Residents of Damascus, which is firmly controlled by government forces and associated militias, have grown used to long lines, rising prices and limited supplies of gasoline, heating oil and even bread. Families who were middle class are now living on the streets as beggars.

Refugees are living in storefronts, in garages, underneath bakeries. They are also refugees living inside of other people’s homes. In many instances, there are four or five families living in one house, under one roof. There are labor camps that used to be set up for seasonal laborers near the borders of Syria in Lebanon.  Now those camps have just been taken over by refugees and they live in absolutely horrendous conditions. Some Syrian refugee camps are flooded and they’re muddy. There’s even raw sewage everywhere. They are not at all hygienic. The refugees have been given nothing. They aren’t getting medical checks, the children have skin diseases.  Most of the parents complained that their children had diarrhea and stomach conditions. Mothers give births without the help of medical personnel. The words absolute squalor has true meaning in these camps.

If ISIS conquers Syria, then the people of that nation will really be living in the Dark Ages. For example, for the average person, mobile phones, laptops and computers will be banned. The citizens will be treated cruelly and harshly. Punishments will continue to be draconian. Public beheadings with knives will be regular. Anyone whose religion is anything but Islamic will be slaughtered. Examples of extreme barbarity include publicly amputating the hands of men accused of theft and people discovered using mobile phones receiving 30 lashes. Whipping is also a common punishment for simple infractions. ISIS will be particularly brutal towards women not wearing the niqab. Girls will be forbidden to go to school. There will be an increasing number of checkpoints inside the cities and villages and those at the main exit points will stop anybody leaving who does not have a valid excuse. Visiting a sick relative will not be considered a valid excuse.

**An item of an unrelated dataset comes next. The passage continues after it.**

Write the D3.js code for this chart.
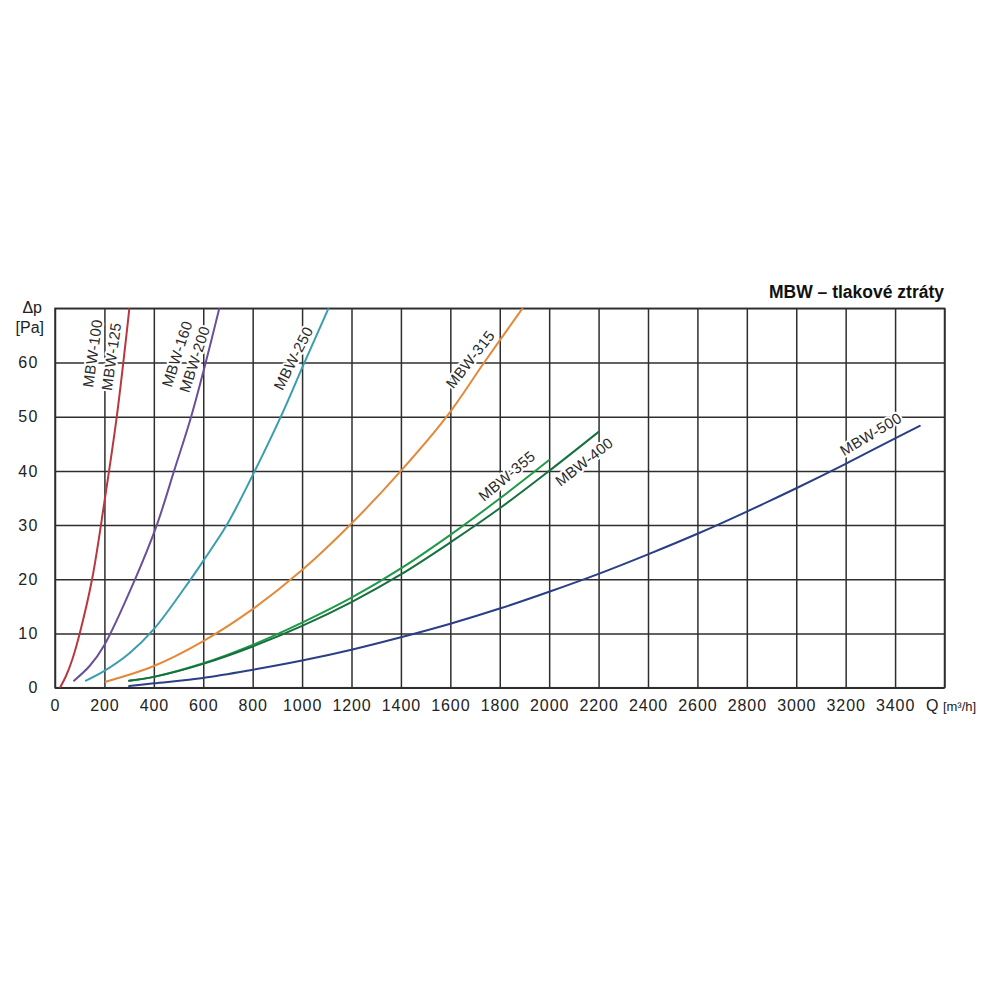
<!DOCTYPE html>
<html>
<head>
<meta charset="utf-8">
<script src="https://cdn.jsdelivr.net/npm/d3@7"></script>
<style>
  html, body { margin: 0; padding: 0; background: #fff; }
  svg { display: block; font-family: "Liberation Sans", Arial, Helvetica, sans-serif; }
</style>
</head>
<body>
<svg id="chart" width="1000" height="1000"></svg>
<script>
// ---------------- data ----------------
const xTicks = [0,200,400,600,800,1000,1200,1400,1600,1800,2000,2200,2400,2600,2800,3000,3200,3400];
const yTicks = [0,10,20,30,40,50,60];
const seriesNames = ["MBW-100/125","MBW-160/200","MBW-250","MBW-315","MBW-355","MBW-400","MBW-500"];

const q100 = [20, 45, 70, 100, 150, 200, 250, 301];
const p100 = [0, 2.2, 5.2, 10, 20, 34.3, 50, 70];

const q160 = [77, 140, 200, 324, 412, 482, 551, 610, 665];
const p160 = [1.3, 4.0, 7.9, 20, 30, 40, 50, 60, 70];

const q250 = [125, 200, 300, 400, 549, 600, 695, 800, 914, 1005, 1107];
const p250 = [1.3, 3.1, 6.3, 10.8, 20, 23.4, 30, 39.2, 50, 59.5, 70];

const q315 = [205, 400, 600, 800, 1000, 1200, 1400, 1585, 1737, 1892];
const p315 = [1.1, 4.0, 8.6, 14.5, 21.7, 30.3, 40, 50, 60, 70];

const q355 = [300, 400, 600, 800, 1000, 1200, 1400, 1600, 1800, 2000];
const p355 = [1.3, 2.0, 4.5, 7.9, 12.0, 16.6, 22.0, 28.2, 34.9, 42.0];

const q400 = [300, 400, 600, 800, 1000, 1200, 1400, 1600, 1800, 2000, 2200];
const p400 = [1.3, 2.0, 4.4, 7.6, 11.4, 15.8, 20.9, 26.8, 33.1, 40.0, 47.2];

const q500 = [300, 400, 600, 800, 1000, 1200, 1400, 1600, 1800, 2000, 2200, 2400, 2600, 2800, 3000, 3200, 3400, 3500];
const p500 = [0.3, 0.8, 1.8, 3.3, 5.0, 7.0, 9.3, 11.8, 14.6, 17.7, 21.0, 24.6, 28.4, 32.5, 36.8, 41.3, 46.0, 48.3];

const curveLabels = ["MBW-100","MBW-125","MBW-160","MBW-200","MBW-250","MBW-315","MBW-355","MBW-400","MBW-500"];

// ---------------- layout / styles ----------------
const colors = ["#b8383f","#6a4f9a","#3a9db0","#e6883a","#1f9a48","#17703f","#2a3f86"];
const seriesQ = [q100, q160, q250, q315, q355, q400, q500];
const seriesP = [p100, p160, p250, p315, p355, p400, p500];

// label anchor (in data units) and rotation
const labelPlace = [
  {q: 151, p: 61.7, r: -82},
  {q: 227, p: 61.1, r: -82},
  {q: 493, p: 61.6, r: -72},
  {q: 564, p: 60.6, r: -72},
  {q: 964, p: 60.8, r: -63},
  {q: 1680, p: 60.6, r: -52},
  {q: 1828, p: 39.1, r: -40},
  {q: 2141, p: 41.7, r: -38},
  {q: 3301, p: 46.8, r: -31}
];

const X0 = 55, X1 = 944.5, Y0 = 687.7, Y1 = 308.3;
const x = d3.scaleLinear().domain([0, 3600]).range([X0, X1]);
const y = d3.scaleLinear().domain([0, 70]).range([Y0, Y1]);

const svg = d3.select("#chart");
const gridColor = "#2e2e2e";

// grid + x axis
const gx = svg.append("g").attr("transform", `translate(0,${Y0})`)
  .call(d3.axisBottom(x).tickValues(xTicks.concat([3600])).tickSize(-(Y0 - Y1)).tickPadding(12)
    .tickFormat(d => d === 3600 ? "" : String(d)));
gx.select(".domain").remove();
gx.selectAll(".tick line").attr("stroke", gridColor).attr("stroke-width", 1.5);
gx.selectAll(".tick text").attr("fill", "#222").style("font-size", "16px").style("letter-spacing", "0.9px")
  .attr("font-family", null);

const gy = svg.append("g").attr("transform", `translate(${X0},0)`)
  .call(d3.axisLeft(y).tickValues(yTicks.concat([70])).tickSize(-(X1 - X0)).tickPadding(16.5)
    .tickFormat(d => d === 70 ? "" : String(d)));
gy.select(".domain").remove();
gy.selectAll(".tick line").attr("stroke", gridColor).attr("stroke-width", 1.5);
gy.selectAll(".tick text").attr("fill", "#222").style("font-size", "16px").style("letter-spacing", "1.2px")
  .attr("font-family", null);

// frame
svg.append("rect").attr("x", X0).attr("y", Y1).attr("width", X1 - X0).attr("height", Y0 - Y1)
  .attr("fill", "none").attr("stroke", gridColor).attr("stroke-width", 1.5);

// curves
const line = d3.line().x(d => x(d[0])).y(d => y(d[1])).curve(d3.curveCatmullRom.alpha(0.5));
svg.append("clipPath").attr("id", "plotclip")
  .append("rect").attr("x", X0).attr("y", Y1).attr("width", X1 - X0).attr("height", Y0 - Y1);
const curves = svg.append("g").attr("clip-path", "url(#plotclip)");
seriesNames.forEach((name, i) => {
  const pts = seriesQ[i].map((q, k) => [q, seriesP[i][k]]);
  curves.append("path").datum(pts).attr("d", line)
    .attr("fill", "none").attr("stroke", colors[i]).attr("stroke-width", 2)
    .attr("stroke-linecap", "round");
});

// curve labels with white halo
curveLabels.forEach((t, i) => {
  const L = labelPlace[i];
  svg.append("text")
    .attr("transform", `translate(${x(L.q)},${y(L.p)}) rotate(${L.r})`)
    .attr("text-anchor", "middle").attr("dominant-baseline", "central")
    .style("font-size", "15px").style("letter-spacing", "0.3px")
    .attr("fill", "#2a2a2a").attr("stroke", "#fff").attr("stroke-width", 4)
    .attr("paint-order", "stroke").attr("stroke-linejoin", "round")
    .text(t);
});

// axis titles
svg.append("text").attr("x", 42).attr("y", 313).attr("text-anchor", "end")
  .style("font-size", "16px").attr("fill", "#222").text("Δp");
svg.append("text").attr("x", 44).attr("y", 333).attr("text-anchor", "end")
  .style("font-size", "16px").attr("fill", "#222").text("[Pa]");

const qt = svg.append("text").attr("x", 926).attr("y", 711).attr("fill", "#222");
qt.append("tspan").style("font-size", "16px").text("Q ");
qt.append("tspan").style("font-size", "13px").text("[m³/h]");

// chart title
svg.append("text").attr("x", 944).attr("y", 297.5).attr("text-anchor", "end")
  .style("font-size", "17.5px").style("font-weight", "bold").attr("fill", "#111")
  .text("MBW – tlakové ztráty");
</script>
</body>
</html>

ISIS now controls about one-third of Syria, to the north and east along the Turkish and Iraqi borders. Flush with cash and arms acquired in their lightning summer offensive in Iraq, the group has extended its grip across Syria’s breadbasket, including oil and gas reserves and profitable agricultural land. If they extend their grip across all of Syria, I have this message for Assad, the current president of Syria. “Welcome to the Dark Ages.”